Monday, September 8, 2008

Street Haunting


image from 'urban tapestries' - a research project by Proboscis

I turn from the Alps now to the old town of Edinburgh. I have wondered if being the daughter of a great Victorian alpinist helped make Virginia Woolf a writer. Presumably walking was part of family life, and might have got her observing, speculating at the people and places she saw, thus allowing her imagination to roam beyond her feet. In her 1927 essay Street Haunting: A London Adventure, it is clear that her aimless walks in the urban environment, the anonymity of walking amongst strangers, was her great adventure. ‘How could I think mountains and climbing romantic?’ she once said. ‘Wasn’t I brought up with alpenstocks in my nursery, and a raised map of the Alps showing every peak my father had climbed? Of course London and the marshes are the places I like best.’

Canadian artist Janet Cardiff is another ‘street-haunter’ and her audio walks are eerie evocations based on observations in real places laced with teasing fragments of narrative and memory. Cardiff uses binaural recording techniques that envelop you in sound - a sudden whisper in your ear, or the distant sound of feet running ahead. Her beguiling voice leads you – intimate and authoritative - and has you collaborating, as you walk, in reconstructing the ‘story’. Her installations with George Bures Miller, exhibiting at the Fruitmarket Gallery until the end of September use sound and narrative in a similar way, but it is the walks that myself and sound artist Jules Rawlinson will focus on as starting point for the workshop we’re leading for the next two Saturdays.

One of our principal resources for the workshop is the immediate area of the old town around the Fruitmarket (and of course the legs of our participants to move them around it with sound recorders).

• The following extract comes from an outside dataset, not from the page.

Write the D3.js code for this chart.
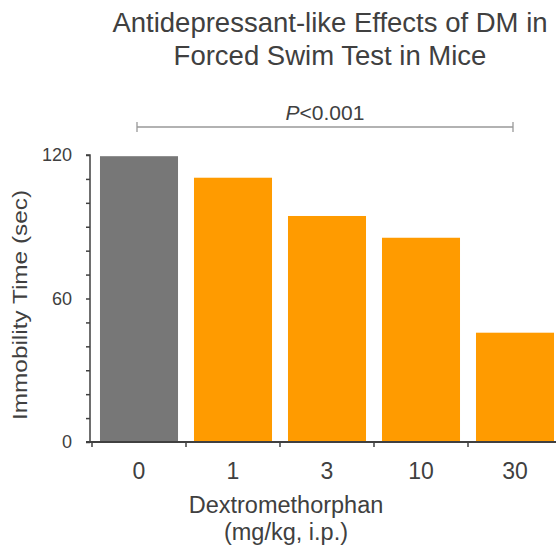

Three levels nest one above the other over the same coordinate – North Bridge, Market Street, and the esplanade of Waverley Station. Dark and shade. Underland and overland. Parallel worlds associated to different journey-purposes. The odd geography is linked by dark passages and stairways, rich in suggestion, and in sound. They are liminal places where you might pass from one imagined state to another.

In Woolf’s essay she sees streams of walking commuters as if they’re wrapped in some narcotic dream, imagining themselves to be great cricketers or famous actresses before the enchantment is broken by being ‘slung in long rattling trains’ and embraced once again in the conforming influence of their homes. I commuted for five years between Stirling and Edinburgh, walking from Waverley station for five minutes to an old town office, losing the hooted train announcements for the sound of tyres on cobbles, and the echo of a dark passage before the clang of the bell on the office door as I opened it, arriving into my non-dream, office self.

The possibilities for my own work in this environment are exciting, having spent so much time walking the rural. The anonymity of walking amongst strangers and finding mystery in every face has long fuelled my short fiction writing. But I’m also curious about the forms in which we leave marks and traces as we move in criss-cross pathways about a city, in an environment of stone and tarmac which refuses to take impressions. There are many avenues. The real and the imagined; the line of a walk coupled to a non-linear story; or as Rebecca Solnit puts it, 'the magic of the street is the mingling of the errand and the epiphany'.